(suite de l'épisode précédent)
Le ballon va bientôt toucher le sol. Il existe un moyen simplissime de s'en rendre compte. Les paysages lointains ne sont plus vus de dessus, mais presque sous un angle normal. Ainsi ne distingue-t-on plus l'architecture du somptueux temple de Medinet-Habou, mais seulement le portique d'entrée. Les brins d'herbe deviennent visibles, phénomène familier de ceux qui ont déjà sauté en parachute.
Je me retourne encore, et d'un regard d'envie,
Je contemple ses biens, dont je n'ai pas joui.
Lamartine et moi, c'est une longue histoire, faite de respect et de fascination, mais, il faut bien l'admettre, à sens unique. En plus, moi, j'en ai joui, de ces cieux matinaux qui m'ont offert tant de merveilles. Cependant, le vol se termine, et c'est très bien comme ça. Il ne faut pas abuser des bonnes choses.
L'atterrissage est finalement assez confortable. Le ballon se pose doucement sur le sol, comme une caresse. Pour une raison qui m'est inconnue, il faut que la nacelle soit correctement disposée sur le sol. Le capitaine doit donc relever un peu le ballon, pendant que le personnel le fait pivoter (le ballon, pas le capitaine). Et pour cette manoeuvre, plutôt que de remettre les gaz, il a demandé aux plus souples de sauter hors de la nacelle. On trouve son lest où on peut.
Vivant ! Je suis vivant ! m'écrié-je alors que d'autres ballons à leur tour, vont se poser.
Un détail que l'on ne verra pas sur mes photos : une horde de gamins s'est précipitée sur les passagers, en criant Bakchich ! Bakchich ! ou en réclamant le tee-shirt donné par l'organisateur du vol (en même temps qu'un diplôme, que, curieusement, aucun gamin ne réclama).
Que d'émotions ! Dans le minibus qui ramène l'équipage et les touristes à la felouque, et qui me déposerait aux colosses de Memnon (puisque ma journée ne fait que commencer), je revis ces deux dernières heures qui m'ont procuré tant de moments magiques, passés entre terre et ciel.

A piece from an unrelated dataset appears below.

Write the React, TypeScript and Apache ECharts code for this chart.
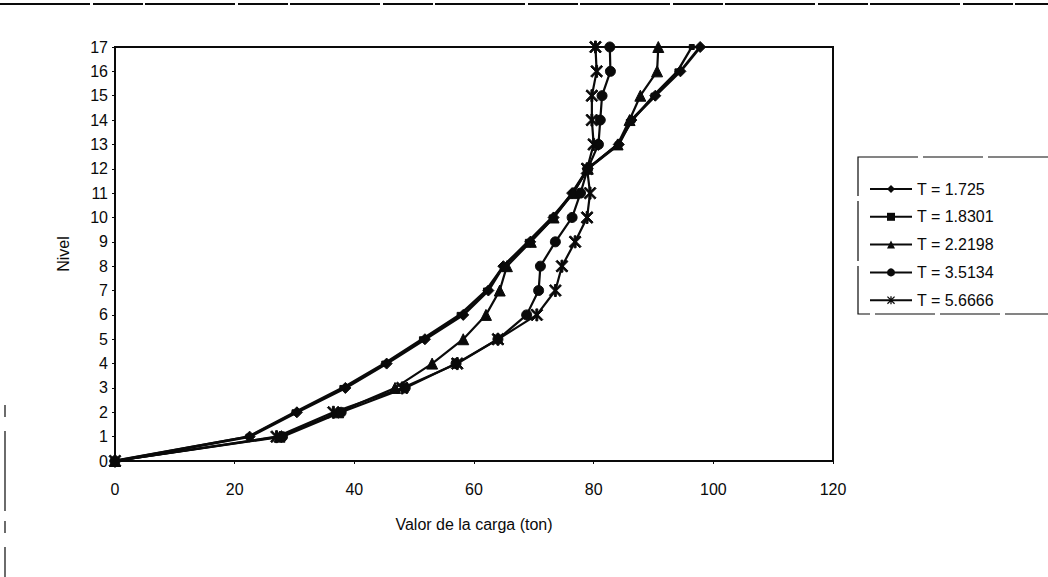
import React, { useEffect, useRef } from "react";
import * as echarts from "echarts";

// Nivel (story level) for every point of each curve
const niveles = [0, 1, 2, 3, 4, 5, 6, 7, 8, 9, 10, 11, 12, 13, 14, 15, 16, 17];

// Valor de la carga (ton) per level, one array per period T
const cargaT1725 = [0, 22.5, 30.4, 38.5, 45.4, 51.8, 58.2, 62.4, 64.9, 69.4, 73.3, 76.4, 79.0, 84.2, 86.3, 90.3, 94.5, 97.8];
const cargaT18301 = [0, 22.3, 30.0, 38.0, 45.0, 51.3, 57.6, 62.0, 64.9, 69.0, 73.0, 76.5, 79.0, 84.0, 86.5, 90.0, 94.0, 96.4];
const cargaT22198 = [0, 27.5, 37.3, 46.8, 53.0, 58.2, 62.0, 64.3, 65.5, 69.5, 73.3, 76.6, 79.0, 84.0, 86.0, 87.8, 90.6, 90.8];
const cargaT35134 = [0, 28.0, 37.8, 48.5, 57.0, 64.0, 68.8, 70.8, 71.1, 73.6, 76.4, 77.8, 79.0, 80.8, 81.1, 81.4, 82.8, 82.7];
const cargaT56666 = [0, 27.0, 36.5, 48.0, 57.2, 64.0, 70.5, 73.6, 74.7, 76.9, 78.9, 79.4, 78.9, 80.0, 79.7, 79.7, 80.5, 80.3];

const nombres = ["T = 1.725", "T = 1.8301", "T = 2.2198", "T = 3.5134", "T = 5.6666"];

const FONT = "'Liberation Sans', Arial, Helvetica, sans-serif";
const INK = "#0a0a0a";

// asterisk marker: vertical bar plus two diagonals
const ASTERISK =
  "path://M4.2,0 L5.8,0 L5.8,10 L4.2,10 Z M0,1.1 L1.1,0 L10,8.9 L8.9,10 Z M8.9,0 L10,1.1 L1.1,10 L0,8.9 Z";

function pares(valores: number[]) {
  return valores.map((v, i) => [v, niveles[i]]);
}

export default function App() {
  const ref = useRef<HTMLDivElement>(null);

  useEffect(() => {
    if (!ref.current) return;
    const chart = echarts.init(ref.current, null, { renderer: "svg" });

    const estilos = [
      { data: cargaT1725, symbol: "diamond", size: 11, width: 2.8 },
      { data: cargaT18301, symbol: "rect", size: 5, width: 2.4 },
      { data: cargaT22198, symbol: "triangle", size: 11, width: 2.2 },
      { data: cargaT35134, symbol: "circle", size: 10, width: 2.2 },
      { data: cargaT56666, symbol: ASTERISK, size: 12, width: 2.2 },
    ];

    const texto = { fontSize: 16, color: INK, fontFamily: FONT };

    chart.setOption({
      animation: false,
      backgroundColor: "#fff",
      textStyle: { fontFamily: FONT, color: INK },
      grid: {
        left: 115,
        right: 1048 - 833,
        top: 47,
        bottom: 577 - 461,
        show: true,
        borderColor: INK,
        borderWidth: 2,
        backgroundColor: "transparent",
      },
      xAxis: {
        type: "value",
        min: 0,
        max: 120,
        interval: 20,
        name: "Valor de la carga (ton)",
        nameLocation: "middle",
        nameGap: 55,
        nameTextStyle: texto,
        axisLine: { show: true, lineStyle: { color: INK, width: 2 } },
        axisTick: { show: true, length: 3, lineStyle: { color: INK } },
        axisLabel: { margin: 20, ...texto },
        splitLine: { show: false },
      },
      yAxis: {
        type: "value",
        min: 0,
        max: 17,
        interval: 1,
        name: "Nivel",
        nameLocation: "middle",
        nameGap: 44,
        nameTextStyle: texto,
        axisLine: { show: true, lineStyle: { color: INK, width: 2 } },
        axisTick: { show: true, length: 3, lineStyle: { color: INK } },
        axisLabel: { margin: 7, ...texto },
        splitLine: { show: false },
      },
      legend: {
        orient: "vertical",
        left: 864,
        top: 176,
        itemWidth: 42,
        itemHeight: 10,
        itemGap: 11.8,
        data: nombres,
        textStyle: texto,
        itemStyle: { color: INK },
      },
      graphic: [
        {
          type: "rect",
          shape: { x: 858, y: 157, width: 220, height: 157 },
          style: { fill: "none", stroke: INK, lineWidth: 1.2, lineDash: [60, 5] },
          silent: true,
        },
        {
          type: "line",
          shape: { x1: 0, y1: 4, x2: 1048, y2: 4 },
          style: { stroke: INK, lineWidth: 2, lineDash: [90, 3, 50, 2] },
          silent: true,
        },
        {
          type: "line",
          shape: { x1: 5, y1: 405, x2: 5, y2: 577 },
          style: { stroke: INK, lineWidth: 1.2, lineDash: [12, 14, 80, 10] },
          silent: true,
        },
      ],
      series: estilos.map((s, i) => ({
        name: nombres[i],
        type: "line",
        data: pares(s.data),
        symbol: s.symbol,
        symbolSize: s.size,
        showAllSymbol: true,
        clip: false,
        lineStyle: { color: INK, width: s.width },
        itemStyle: { color: INK, borderColor: INK },
        emphasis: { disabled: true },
      })),
    });

    return () => chart.dispose();
  }, []);

  return (
    <div
      ref={ref}
      style={{ position: "fixed", left: 0, top: 0, width: 1048, height: 577, background: "#fff" }}
    />
  );
}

03h30 Réveil (sans réveil)
04h05 Attente à la réception du Winter Palace
04h45 Traversée nocturne du Nil
05h30 Décollage
05h55 Lever du soleil
06h10 Atterrissage
Il est 6h35. Le jour vient à peine (contrairement à moi) de se lever sur la vallée thébaine et dans quelques minutes, je repartirai vers de nouvelles splendeurs, dont Medinet-Habou ne sera pas la moindre. Et je serai de retour quatre heures plus tard au Winter Palace, plus de six heures après en être parti, pour déguster un petit déjeuner copieux et bien mérité.